The new "strategical promotional concept" proved to be successful, as the song became widely popular and was declared a hit by trade pundits. The song particularly enjoyed popularity among the younger generation and had reportedly become a "rage among the youths." Composer Yuvan Shankar Raja himself, however, admitted that he was actually expecting both positive as well as negative feedback for the track.
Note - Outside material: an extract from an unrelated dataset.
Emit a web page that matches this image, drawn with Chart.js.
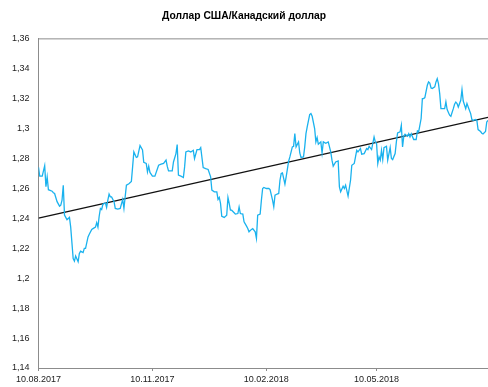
<!DOCTYPE html>
<html lang="ru">
<head>
<meta charset="utf-8">
<title>Доллар США/Канадский доллар</title>
<script src="https://cdn.jsdelivr.net/npm/chart.js@4.4.1/dist/chart.umd.min.js"></script>
<style>
  html, body { margin: 0; padding: 0; background: #fff; }
  #chart { display: block; }
</style>
</head>
<body>
<canvas id="chart" width="488" height="387"></canvas>
<script>
// days counted from 10.08.2017
const days = [
  0, 1, 3, 5, 6, 7, 8, 11, 12, 13, 15, 17, 18, 19, 20, 21, 23, 25, 26, 28,
  29, 30, 32, 33, 34, 36, 37, 38, 40, 41, 43, 44, 46, 47, 48, 49, 50, 51, 52, 54,
  55, 56, 57, 58, 59, 61, 62, 64, 66, 68, 69, 71, 73, 75, 76, 77, 79, 80, 82, 84,
  85, 87, 88, 89, 90, 92, 94, 97, 99, 101, 103, 104, 105, 108, 109, 111, 112, 113, 115, 117,
  118, 119, 121, 123, 125, 126, 128, 130, 131, 133, 135, 137, 139, 140, 142, 144, 145, 146, 147, 148,
  150, 152, 153, 154, 155, 156, 158, 159, 161, 162, 163, 165, 166, 168, 169, 170, 172, 173, 175, 176,
  177, 179, 180, 181, 182, 184, 186, 187, 189, 190, 191, 192, 194, 195, 196, 197, 199, 200, 202, 203,
  205, 206, 207, 208, 210, 211, 212, 214, 215, 216, 217, 219, 220, 221, 223, 224, 225, 226, 228, 229,
  230, 232, 234, 236, 237, 238, 240, 242, 243, 244, 246, 247, 248, 250, 252, 253, 255, 256, 257, 258,
  260, 261, 263, 265, 266, 267, 269, 271, 272, 273, 274, 275, 276, 277, 278, 279, 281, 282, 284, 285,
  286, 288, 289, 290, 292, 293, 294, 295, 296, 298, 299, 300, 301, 303, 305, 306, 307, 309, 310, 311,
  312, 314, 315, 316, 317, 318, 320, 321, 322, 323, 324, 325, 326, 328, 329, 330, 332, 333, 335, 336,
  337, 338, 339, 341, 342, 343, 345, 346, 347, 349, 350, 351, 353, 354, 355, 357, 358, 359, 361, 362,
  363
];

const rates = [
  1.2740, 1.2680, 1.2680, 1.2750, 1.2610, 1.2675, 1.2590, 1.2580, 1.2570, 1.2565, 1.2510, 1.2480, 1.2487, 1.2520, 1.2620, 1.2420, 1.2390, 1.2405, 1.2340, 1.2130,
  1.2113, 1.2147, 1.2109, 1.2165, 1.2180, 1.2170, 1.2198, 1.2198, 1.2275, 1.2293, 1.2325, 1.2330, 1.2340, 1.2370, 1.2340, 1.2413, 1.2465, 1.2458, 1.2493, 1.2502,
  1.2471, 1.2520, 1.2560, 1.2542, 1.2542, 1.2510, 1.2465, 1.2460, 1.2465, 1.2525, 1.2465, 1.2620, 1.2630, 1.2645, 1.2742, 1.2842, 1.2805, 1.2809, 1.2885, 1.2855,
  1.2772, 1.2765, 1.2709, 1.2747, 1.2705, 1.2680, 1.2680, 1.2753, 1.2760, 1.2765, 1.2787, 1.2745, 1.2716, 1.2716, 1.2775, 1.2831, 1.2891, 1.2687, 1.2680, 1.2671,
  1.2742, 1.2842, 1.2849, 1.2842, 1.2853, 1.2798, 1.2858, 1.2858, 1.2871, 1.2738, 1.2731, 1.2725, 1.2676, 1.2587, 1.2576, 1.2576, 1.2525, 1.2538, 1.2498, 1.2413,
  1.2405, 1.2420, 1.2538, 1.2498, 1.2453, 1.2453, 1.2436, 1.2427, 1.2431, 1.2475, 1.2431, 1.2427, 1.2376, 1.2347, 1.2331, 1.2309, 1.2325, 1.2330, 1.2309, 1.2265,
  1.2420, 1.2427, 1.2520, 1.2598, 1.2605, 1.2598, 1.2598, 1.2591, 1.2520, 1.2476, 1.2553, 1.2558, 1.2565, 1.2653, 1.2698, 1.2702, 1.2627, 1.2676, 1.2780, 1.2809,
  1.2876, 1.2880, 1.2964, 1.2876, 1.2909, 1.2835, 1.2805, 1.2809, 1.2876, 1.2964, 1.3009, 1.3091, 1.3098, 1.3080, 1.2998, 1.2909, 1.2938, 1.2893, 1.2909, 1.2835,
  1.2909, 1.2900, 1.2909, 1.2842, 1.2787, 1.2747, 1.2775, 1.2782, 1.2609, 1.2576, 1.2613, 1.2598, 1.2620, 1.2547, 1.2653, 1.2753, 1.2765, 1.2809, 1.2853, 1.2842,
  1.2865, 1.2827, 1.2831, 1.2865, 1.2858, 1.2880, 1.2858, 1.2942, 1.2909, 1.2900, 1.2765, 1.2809, 1.2787, 1.2853, 1.2791, 1.2871, 1.2880, 1.2787, 1.2871, 1.2798,
  1.2791, 1.2831, 1.2909, 1.2969, 1.2976, 1.3020, 1.2876, 1.2947, 1.2960, 1.2947, 1.2964, 1.2942, 1.2964, 1.2925, 1.2925, 1.2982, 1.2976, 1.3065, 1.3198, 1.3198,
  1.3205, 1.3287, 1.3309, 1.3302, 1.3269, 1.3265, 1.3276, 1.3309, 1.3331, 1.3298, 1.3231, 1.3131, 1.3131, 1.3131, 1.3176, 1.3125, 1.3087, 1.3080, 1.3131, 1.3160,
  1.3175, 1.3165, 1.3142, 1.3187, 1.3258, 1.3182, 1.3131, 1.3165, 1.3142, 1.3098, 1.3058, 1.3053, 1.3058, 1.3053, 1.2991, 1.2978, 1.2967, 1.2962, 1.2978, 1.3042,
  1.3053
];

// linear trend over the whole period
const trendDays = [0, 363];
const trendRates = [1.2400, 1.3073];

const tickDays = [0, 92, 184, 273];
const tickLabels = ['10.08.2017', '10.11.2017', '10.02.2018', '10.05.2018'];

const axisColor = '#8c8c8c';
const labelFont = { family: 'Liberation Sans', size: 9 };

// top edge of the plot area
const plotFrame = {
  id: 'plotFrame',
  beforeDatasetsDraw(chart) {
    const { ctx, chartArea } = chart;
    ctx.save();
    ctx.strokeStyle = axisColor;
    ctx.lineWidth = 1;
    ctx.beginPath();
    ctx.moveTo(chartArea.left, chartArea.top + 0.5);
    ctx.lineTo(chartArea.right, chartArea.top + 0.5);
    ctx.stroke();
    ctx.restore();
  }
};

new Chart(document.getElementById('chart'), {
  type: 'line',
  data: {
    datasets: [
      {
        data: days.map((d, i) => ({ x: d, y: rates[i] })),
        borderColor: '#1AB2EE',
        borderWidth: 1.3,
        pointRadius: 0,
        tension: 0
      },
      {
        data: trendDays.map((d, i) => ({ x: d, y: trendRates[i] })),
        borderColor: '#111111',
        borderWidth: 1.4,
        pointRadius: 0,
        tension: 0
      }
    ]
  },
  options: {
    responsive: false,
    animation: false,
    layout: { padding: { left: 0, right: 0, top: 0, bottom: 0 } },
    plugins: {
      legend: { display: false },
      tooltip: { enabled: false },
      title: {
        display: true,
        text: 'Доллар США/Канадский доллар',
        color: '#000',
        font: { family: 'Liberation Sans', size: 10.3, weight: 'bold' },
        padding: { top: 10, bottom: 16 }
      }
    },
    scales: {
      x: {
        type: 'linear',
        min: 0,
        max: 363,
        afterBuildTicks: s => { s.ticks = tickDays.map(v => ({ value: v })); },
        afterFit: s => { s.height = 19; },
        grid: { display: true, drawOnChartArea: false, drawTicks: true, tickLength: 3, color: axisColor },
        border: { color: axisColor },
        ticks: {
          autoSkip: false,
          maxRotation: 0,
          padding: 3,
          color: '#222',
          font: labelFont,
          callback: v => tickLabels[tickDays.indexOf(v)]
        }
      },
      y: {
        min: 1.14,
        max: 1.36,
        afterFit: s => { s.width = 38.5; },
        grid: { display: false, drawTicks: false },
        border: { color: axisColor },
        ticks: {
          stepSize: 0.02,
          autoSkip: false,
          padding: 9,
          color: '#222',
          font: labelFont,
          callback: v => String(Number(v.toFixed(2))).replace('.', ',')
        }
      }
    }
  },
  plugins: [plotFrame]
});
</script>
</body>
</html>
Following the positive response, the Mumbai-based audio company Venus Music, who would market the album, expressed interest in a music video of the song in Hindi language. Silambarasan himself was asked to shoot for the music video, which would be premiered on Bollywood music channels. This would also mark Silambarasan's Bollywood debut. The song titled "Kaun Hai Baap Tera", featuring Silambarasan, is penned by Shabbir Ahmed.

==Controversy==
The song also faced severe opposition for its provocative lyrics by Silambarasan. A women's rights organisation in Chennai criticised the lyrics and issued a statement to Silambarasan for the lyrics being "chauvinistic" that "demean women". Further it was argued that "music needs to appeal to larger sections than to the ‘thrill-seeking’ youth who are often misguided into ‘cheap thrills’ because of such songs", demanding censorship. However, several prominent people from the film industry came to support stating that there have been more objectionable scenes in films in the past and that there were "bigger issues in society" and applying censorship was not "the ideal way out in democracy."